On the contrary, some clients may be completely satisfied with the result of a project that has been almost a disaster in terms of management with, for example, unforeseen delays, excessive resources, financial losses for the company, etc.
For years project management has been trying to come up with a more precise idea of what is meant by “project success” and for years we have been trying to identify what is needed to ensure the success of the project.
A lot of research has been conducted on this subject and many studies have been published.
However, the results were not so homogeneous: despite thousands and thousands of texts written about project management, despite decades of individual and collective experience and despite a considerable increase in the amount of project-based work, the data have led to highlight that the success of a project is also partly very subjective and varies according to situations, organizations, sectors and stakeholders.
Indeed, everyone could have a different perception of the project and its result.
Criteria for successful project management
In these criteria we will find all those concerning the project itself and its implementation.
These in particular help to measure the internal efficiency of the organization to implement projects and here we find the “classic” elements of project management:
- The project is completed within schedule
- The project is completed within budget
- The project meets its quality objectives
Other project management criteria can be added such as:
- The project includes all the points covered by the scope
- The project meets commercial objectives in terms of revenue and profits
And again in this category it is possible to include criteria related to different stakeholders:
- Project team satisfaction
- End-user satisfaction
- Supplier satisfaction
The subjectivity of success is therefore minimized through the use of predefined success criteria.
The “define, align and approve” paradigm
To ensure that the established success criteria are satisfactorily realistic, the development of the criteria must follow the “define, align and approve” paradigm.
In short, the success criteria must be properly set out in measurable terms, must be aligned with the needs and constraints of the project, and must be approved by all parties involved in the decision-making process.

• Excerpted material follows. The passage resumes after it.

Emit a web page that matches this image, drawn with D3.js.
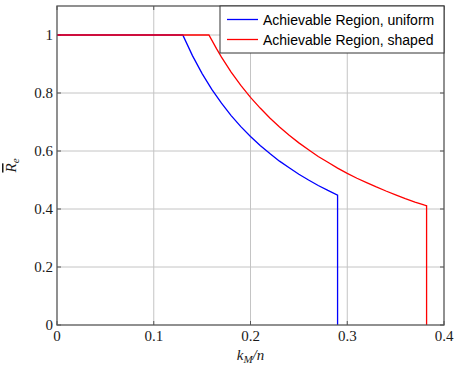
<!DOCTYPE html>
<html>
<head>
<meta charset="utf-8">
<script src="https://cdn.jsdelivr.net/npm/d3@7"></script>
<style>
  body { margin: 0; background: #fff; }
  .tick-label { font-family: "Liberation Serif", serif; font-size: 15px; fill: #1a1a1a; }
  .legend-text { font-family: "Liberation Sans", Arial, sans-serif; font-size: 14px; fill: #000; }
</style>
</head>
<body>
<svg id="chart"></svg>
<script>
var width = 454;
var height = 365;
var padding = { top: 6, right: 10, bottom: 40, left: 57 };

// values
var uniformX = [0, 0.13, 0.14, 0.15, 0.16, 0.17, 0.18, 0.19, 0.20, 0.21, 0.22, 0.23, 0.24, 0.25, 0.26, 0.27, 0.28, 0.29, 0.29];
var uniformY = [1, 1, 0.929, 0.867, 0.8125, 0.765, 0.722, 0.684, 0.65, 0.619, 0.591, 0.565, 0.542, 0.52, 0.50, 0.481, 0.464, 0.448, 0];
var shapedX = [0, 0.157, 0.165, 0.17, 0.18, 0.19, 0.20, 0.21, 0.22, 0.23, 0.24, 0.25, 0.26, 0.27, 0.28, 0.29, 0.30, 0.31, 0.32, 0.33, 0.34, 0.35, 0.36, 0.37, 0.38, 0.382, 0.382];
var shapedY = [1, 1, 0.952, 0.924, 0.872, 0.826, 0.785, 0.748, 0.714, 0.683, 0.654, 0.628, 0.604, 0.581, 0.561, 0.541, 0.523, 0.506, 0.491, 0.476, 0.462, 0.449, 0.436, 0.424, 0.413, 0.411, 0];
var xTicks = [0, 0.1, 0.2, 0.3, 0.4];
var yTicks = [0, 0.2, 0.4, 0.6, 0.8, 1];
var seriesNames = ["Achievable Region, uniform", "Achievable Region, shaped"];
var seriesColors = ["#0000ff", "#ff0000"];

var svg = d3.select("#chart")
    .attr("width", width)
    .attr("height", height);

var x = d3.scaleLinear()
    .domain([0, 0.4])
    .range([padding.left, width - padding.right]);
var y = d3.scaleLinear()
    .domain([0, 1.1])
    .range([height - padding.bottom, padding.top]);

var x0 = x.range()[0], x1 = x.range()[1];
var y0 = y.range()[0], y1 = y.range()[1];

// grid
svg.append("g")
  .selectAll("line")
  .data(xTicks.slice(1, -1))
  .enter()
  .append("line")
    .attr("x1", function(d) { return x(d); })
    .attr("x2", function(d) { return x(d); })
    .attr("y1", y0)
    .attr("y2", y1)
    .attr("stroke", "#c4c4c4")
    .attr("stroke-width", 1);
svg.append("g")
  .selectAll("line")
  .data(yTicks.slice(1))
  .enter()
  .append("line")
    .attr("y1", function(d) { return y(d); })
    .attr("y2", function(d) { return y(d); })
    .attr("x1", x0)
    .attr("x2", x1)
    .attr("stroke", "#c4c4c4")
    .attr("stroke-width", 1);

// inward ticks on all sides
var tickLen = 4;
var tickG = svg.append("g").attr("stroke", "#555").attr("stroke-width", 1);
xTicks.forEach(function(d) {
  tickG.append("line").attr("x1", x(d)).attr("x2", x(d)).attr("y1", y0).attr("y2", y0 - tickLen);
  tickG.append("line").attr("x1", x(d)).attr("x2", x(d)).attr("y1", y1).attr("y2", y1 + tickLen);
});
yTicks.forEach(function(d) {
  tickG.append("line").attr("y1", y(d)).attr("y2", y(d)).attr("x1", x0).attr("x2", x0 + tickLen);
  tickG.append("line").attr("y1", y(d)).attr("y2", y(d)).attr("x1", x1).attr("x2", x1 - tickLen);
});

// curves
var line = d3.line()
    .x(function(d) { return x(d[0]); })
    .y(function(d) { return y(d[1]); });

var series = [
  d3.zip(uniformX, uniformY),
  d3.zip(shapedX, shapedY)
];

svg.append("g")
  .selectAll("path")
  .data(series)
  .enter()
  .append("path")
    .attr("d", line)
    .attr("fill", "none")
    .attr("stroke", function(d, i) { return seriesColors[i]; })
    .attr("stroke-width", 1.3);

// frame
svg.append("rect")
    .attr("x", x0)
    .attr("y", y1)
    .attr("width", x1 - x0)
    .attr("height", y0 - y1)
    .attr("fill", "none")
    .attr("stroke", "#555")
    .attr("stroke-width", 1.3);

// tick labels
svg.append("g")
  .selectAll("text")
  .data(xTicks)
  .enter()
  .append("text")
    .classed("tick-label", true)
    .attr("x", function(d) { return x(d); })
    .attr("y", y0 + 15.5)
    .attr("text-anchor", "middle")
    .text(function(d) { return d === 0 ? "0" : d3.format(".1f")(d); });

svg.append("g")
  .selectAll("text")
  .data(yTicks)
  .enter()
  .append("text")
    .classed("tick-label", true)
    .attr("x", x0 - 4)
    .attr("y", function(d) { return y(d) + 5; })
    .attr("text-anchor", "end")
    .text(function(d) { return d === 0 || d === 1 ? String(d) : d3.format(".1f")(d); });

// axis labels
var xl = svg.append("text")
    .classed("tick-label", true)
    .attr("x", (x0 + x1) / 2)
    .attr("y", height - 5)
    .attr("text-anchor", "middle")
    .style("font-style", "italic");
xl.append("tspan").text("k");
xl.append("tspan").attr("dy", 3).style("font-size", "11px").text("M");
xl.append("tspan").attr("dy", -3).text("/n");

var yl = svg.append("text")
    .classed("tick-label", true)
    .attr("transform", "translate(16," + ((y0 + y1) / 2) + ") rotate(-90)")
    .attr("text-anchor", "middle")
    .style("font-style", "italic");
yl.append("tspan").style("text-decoration", "overline").text("R");
yl.append("tspan").attr("dy", 3).style("font-size", "11px").text("e");

// legend
var legend = svg.append("g");
legend.append("rect")
    .attr("x", 220)
    .attr("y", y1)
    .attr("width", x1 - 220)
    .attr("height", 47)
    .attr("fill", "#fff")
    .attr("stroke", "#333")
    .attr("stroke-width", 1);

seriesNames.forEach(function(name, i) {
  var ly = y1 + 13.5 + i * 20;
  legend.append("line")
      .attr("x1", 227)
      .attr("x2", 258)
      .attr("y1", ly)
      .attr("y2", ly)
      .attr("stroke", seriesColors[i])
      .attr("stroke-width", 1.3);
  legend.append("text")
      .classed("legend-text", true)
      .attr("x", 263)
      .attr("y", ly + 5)
      .text(name);
});
</script>
</body>
</html>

Let’s see each point further in detail:
1. Success criteria must be explicitly set out
Success criteria must be stated in specific terms related to the execution of the project management process, the project activities and their results. For example: it is a success if the project is completed by the end of Q4.
2. Success criteria must be ‘aligned’ adequately.
Success criteria must be aligned adequately with the project vision, scope and effort, considering the overall purpose, benefits to be achieved, organizational capacity, priorities, risks and operational constraints. For example: it is a success if the project leads to a 5% reduction in reports of problems related to remote access to the system.
3. Success criteria must be duly approved
Success criteria must be developed and defined using a structured and collaborative process, whereby all parties involved in the decision-making process have the opportunity to provide input, challenge hypotheses, negotiate and finally provide acceptance and approval.
Whatever the project in question, when it is possible to measure success through optimal evaluation parameters, critical information will be obtained which, perhaps, will not lead to the improvement of the project itself, but will help to create a database of knowledge for the development of future successful programmes and projects.